On April 4, 1975, the United States initiated Operation Babylift to evacuate thousands of Vietnamese orphans out of Saigon. But the very first flight, carrying 243 orphans, malfunctioned, forcing the pilot to crash-land the plane into a rice paddy. A third of the children burned to death, while many others were critically injured.

When the Pentagon announced that it would be more than a week before the children could be rescued, Bob Macauley, a paper broker from Connecticut, decided that was unacceptable. He immediately cut a check to charter a Boeing 747 to rescue the survivors, taking out a mortgage on his home to do so. The rescue was successful, and within 48 hours, the children were in California. A few years later, Americares was born.

A mother and baby receive care at the Tamboril Municipal Hospital in the Dominican Republic. The hospital is a long-time recipient of Americares aid, most recently benefitting from renovations in the laboratory and on-site pharmacy, as well as mental health and psychosocial support training for staff. Photo by Jeff Kennel/Americares.
Photo credit: Jeff Kennel/Americares

Since its founding 40 years ago, Americares has stepped into crises to fill the gaps, primarily health-related ones. And to do so, they’ve built a broad network of more than 4,000 local health centers around the world that just last year reached an estimated two million people. That investment in local health centers, physicians and nurses is what sets Americares apart from other health-focused organizations, says Rachel Granger, vice-president of international programs and partnerships for Americares.
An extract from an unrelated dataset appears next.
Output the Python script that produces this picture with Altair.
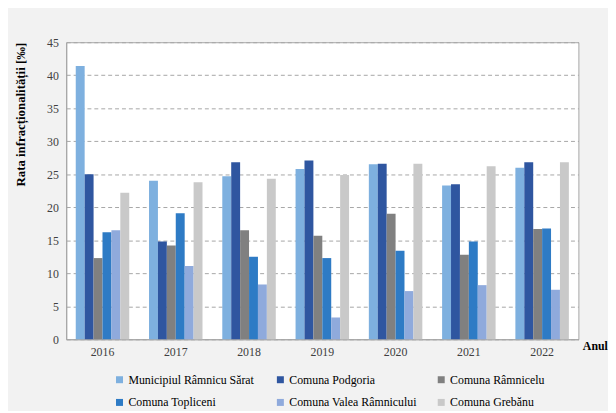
import altair as alt
import pandas as pd

years = ["2016", "2017", "2018", "2019", "2020", "2021", "2022"]
series = [
    "Municipiul Râmnicu Sărat",
    "Comuna Podgoria",
    "Comuna Râmnicelu",
    "Comuna Topliceni",
    "Comuna Valea Râmnicului",
    "Comuna Grebănu",
]
colors = ["#7eb0df", "#2f56a0", "#808080", "#2e7bc5", "#8faadc", "#c9c9c9"]

mun = [41.4, 24.0, 24.7, 25.8, 26.5, 23.3, 26.0]
podgoria = [25.0, 14.8, 26.8, 27.1, 26.6, 23.5, 26.8]
ramnicelu = [12.3, 14.2, 16.5, 15.7, 19.0, 12.8, 16.7]
topliceni = [16.2, 19.1, 12.5, 12.3, 13.4, 14.8, 16.8]
valea = [16.5, 11.1, 8.3, 3.3, 7.3, 8.2, 7.5]
grebanu = [22.2, 23.8, 24.3, 24.9, 26.6, 26.2, 26.8]

values = [mun, podgoria, ramnicelu, topliceni, valea, grebanu]
rows = []
for s, vals in zip(series, values):
    for y, v in zip(years, vals):
        rows.append({"year": y, "series": s, "value": v})
df = pd.DataFrame(rows)

serif = "Liberation Serif"

bars = alt.Chart(df).mark_bar().encode(
    x=alt.X(
        "year:N",
        sort=years,
        scale=alt.Scale(paddingInner=0.27, paddingOuter=0.13),
        axis=alt.Axis(
            title="Anul",
            titleX=523,
            titleY=6,
            titleAlign="left",
            titleBaseline="middle",
            titleAngle=0,
            titleFont=serif,
            titleFontWeight="bold",
            titleFontSize=12,
            titleColor="#000000",
            labelAngle=0,
            labelFont=serif,
            labelFontSize=12,
            labelColor="#404040",
            labelPadding=7,
            ticks=False,
            domainColor="#a6a6a6",
        ),
    ),
    xOffset=alt.XOffset(
        "series:N", sort=series, scale=alt.Scale(paddingInner=0, paddingOuter=0)
    ),
    y=alt.Y(
        "value:Q",
        scale=alt.Scale(domain=[0, 45], nice=False),
        axis=alt.Axis(
            title="Rata infracționalității [‰]",
            values=list(range(0, 50, 5)),
            titleFont=serif,
            titleFontWeight="bold",
            titleFontSize=13,
            titleColor="#000000",
            titleAnchor="end",
            titlePadding=19,
            labelFont=serif,
            labelFontSize=12,
            labelColor="#404040",
            labelPadding=8,
            ticks=False,
            domainColor="#a6a6a6",
            gridColor="#a6a6a6",
            gridDash=[4, 3],
            grid=True,
        ),
    ),
    color=alt.Color(
        "series:N",
        sort=series,
        scale=alt.Scale(domain=series, range=colors),
        legend=alt.Legend(
            title=None,
            orient="none",
            legendX=48,
            legendY=336,
            direction="horizontal",
            columns=3,
            symbolType="square",
            symbolSize=50,
            symbolStrokeWidth=0,
            labelFont=serif,
            labelFontSize=12,
            labelColor="#000000",
            labelOffset=3,
            columnPadding=18,
            rowPadding=11,
            gridAlign="all",
            labelLimit=300,
        ),
    ),
)

chart = bars.properties(
    width=519,
    height=301,
    background="#f2f2f2",
    padding={"left": 59, "top": 32, "right": 30, "bottom": 70},
    autosize=alt.AutoSizeParams(type="none"),
).configure_view(fill="#ffffff", stroke="#a6a6a6", strokeWidth=1)

chart.save("out.html", embed_options={"renderer": "svg", "actions": False})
“Our global network allows us to reach a lot of people on an ongoing basis, and, in some instances, allows us to make a quicker entry into emergencies than if we didn’t already have an established network,” says Granger.

Sometimes emergencies bring Americares to countries where they already have partnerships; sometimes not. But according to Granger, their network almost always expands after an emergency.
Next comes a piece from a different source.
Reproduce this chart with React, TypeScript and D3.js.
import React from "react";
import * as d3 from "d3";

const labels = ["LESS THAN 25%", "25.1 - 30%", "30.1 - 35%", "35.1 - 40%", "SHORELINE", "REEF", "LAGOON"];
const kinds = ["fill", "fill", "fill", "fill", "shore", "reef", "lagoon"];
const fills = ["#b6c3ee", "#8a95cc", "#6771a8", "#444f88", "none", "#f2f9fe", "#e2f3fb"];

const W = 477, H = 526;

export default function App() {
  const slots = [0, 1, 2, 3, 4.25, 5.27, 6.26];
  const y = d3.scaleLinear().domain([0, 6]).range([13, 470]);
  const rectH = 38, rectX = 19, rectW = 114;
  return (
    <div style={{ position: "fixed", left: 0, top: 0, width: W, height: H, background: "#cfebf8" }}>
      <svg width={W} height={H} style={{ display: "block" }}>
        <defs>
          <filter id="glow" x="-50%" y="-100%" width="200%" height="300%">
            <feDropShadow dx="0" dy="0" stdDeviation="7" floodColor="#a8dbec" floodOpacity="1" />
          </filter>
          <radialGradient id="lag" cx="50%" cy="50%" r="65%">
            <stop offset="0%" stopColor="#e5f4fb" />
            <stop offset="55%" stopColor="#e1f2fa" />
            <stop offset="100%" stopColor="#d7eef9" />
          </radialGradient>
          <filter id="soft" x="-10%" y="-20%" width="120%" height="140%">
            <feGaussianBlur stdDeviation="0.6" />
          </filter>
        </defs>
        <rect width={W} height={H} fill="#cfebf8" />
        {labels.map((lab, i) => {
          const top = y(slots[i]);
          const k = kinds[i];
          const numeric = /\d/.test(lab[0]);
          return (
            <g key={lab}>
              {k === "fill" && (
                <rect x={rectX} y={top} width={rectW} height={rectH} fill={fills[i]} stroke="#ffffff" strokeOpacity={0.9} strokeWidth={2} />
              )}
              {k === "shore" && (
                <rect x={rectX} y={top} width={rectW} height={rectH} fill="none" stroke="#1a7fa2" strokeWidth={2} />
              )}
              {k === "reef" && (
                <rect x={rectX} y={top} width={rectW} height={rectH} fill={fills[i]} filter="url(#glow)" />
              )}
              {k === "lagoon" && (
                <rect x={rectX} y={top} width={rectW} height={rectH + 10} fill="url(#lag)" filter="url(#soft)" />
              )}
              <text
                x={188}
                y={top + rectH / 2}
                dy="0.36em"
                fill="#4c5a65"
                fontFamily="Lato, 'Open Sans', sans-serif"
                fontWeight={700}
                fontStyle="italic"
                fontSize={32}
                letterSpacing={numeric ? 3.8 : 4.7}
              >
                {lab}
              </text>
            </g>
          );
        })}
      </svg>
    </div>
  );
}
At the heart of the organization’s work is its Access to Medicine program. This began in 1981 when Pope John Paul II, having heard of Macauley’s successful rescue mission in Vietnam, asked Americares to help airlift medical supplies to the Pope’s native Poland, which was under martial law at the time. The initial goal of $50,000 worth of supplies ended up being more than $3.2 million worth.

Today, Americares continues to support its global partners with the distribution of medicines and medical supplies donated from pharmaceutical and medical supply companies. Last year, Granger says Americares delivered the equivalent of almost 10 million prescriptions to its various partners around the world, as well as 16 million units of medical supplies.